True, Housewives still scream at each other, and Love Is Blind contestants are still subject to merciless social experimentation. But some of the course correction—which mostly affected competition shows—has been for the best. Grimly entertaining as it sometimes may be, it’s impossible to watch old episodes of America’s Next Top Model and not be shocked by its annihilating nastiness—which had deleterious effects on many of the young women who woefully passed through Tyra Banks’s house of horrors. We really shouldn’t be destroying anyone’s psyche for mere entertainment.
But as the years have crept on, I must confess that I’ve grown a bit tired of the kid-glove approach. It’s what finally chased me away from American Idol after perhaps too many years of devotion; it’s what has me groaning and rolling my eyes and yelling things at the up-with-people, everyone-has-a-story-of-sadness-and-triumph new era of Survivor. What began as simply treating reality stars with some dignity has morphed into a smarmy strategy of casting and packaging, a determination that TV must find a way to comfort and inspire us as the American story grows darker and darker. It’s frequently corny and boring, this strenuous insistence that everything from American Ninja Warrior to Survivor to Drag Race must have some deeper human meaning.
Which is why Roach’s spat with a fashion designer was so invigorating. And why Mistress Isabelle Brooks was such a compelling specter of meanness on the most recent season of Drag Race All Stars. (Though the feuds that have continued past that season and metastasized online have grown seamy and squalid.) It’s refreshing to see reality producers and cast members alike take some risks, to shake up the prevailing mood of bonhomie, to charge the air to better reflect the constant tension of the world surrounding their shows.
Across the Atlantic, this season of Love Island UK has come to focus on two warring tribes of girls—a pretty stark departure for a show that usually sees most of the housemates getting along, or at least politely masking their dislike for one another.
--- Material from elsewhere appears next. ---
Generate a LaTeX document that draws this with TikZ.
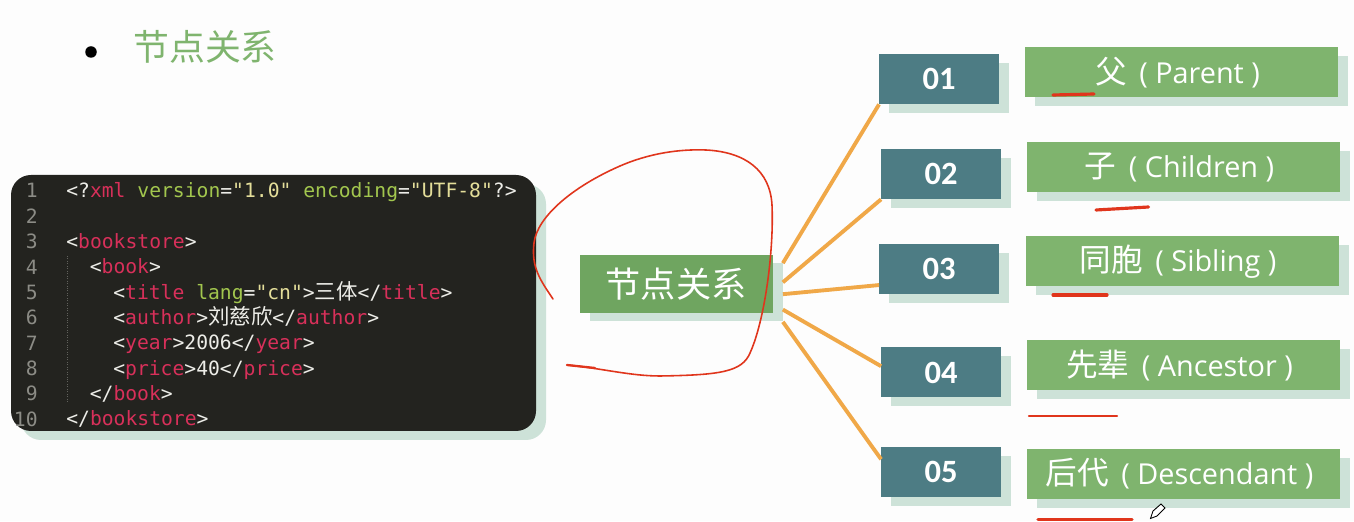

The show’s cast might be reacting to the wicked proddings of producers, who began cleverly needling the contestants early on in the season. A few seasons ago, Love Island UK got rid of its infamous lie detector episode because of all the emotional havoc it wreaked. Now the show seems to be eagerly reintroducing features designed to sow discord. It’s the best season in years.
Mind you, I say that with a little shame. The kids of Love Island don’t deserve a summer of strife; if people on Survivor were cast because of their sob stories, why shouldn’t they tearfully disclose them at strategically opportune times? And why shouldn’t audiences at home get a little uplift as everything sinks into ruin?
But I don’t think I’m alone in finding this relentless onslaught of pleasantry and poptimism tiresome. Reality producers and cast members alike seem to have been among those bored ranks, making tweaks—or big swings—to get things juicy again. Maybe it’s all a ploy for better visibility on TikTok, which is gradually turning the entire world into amoral psychos. Maybe it’s a reaction to a bigger cultural and political sickness. Whatever the reason, reality competitions are beginning to feel fun again.
I hope the same will be true of Survivor as it heads into its landmark 50th season, which will bring back past contestants, many of whom cut their teeth during a much harsher age of reality TV. If nothing else, it will be interesting to watch their gameplay clash with the softies from the new era, who are overly concerned with being nice and playing an honorable game. Perhaps that will be the great lesson of the season, and maybe our world: fake good is no match for true bad.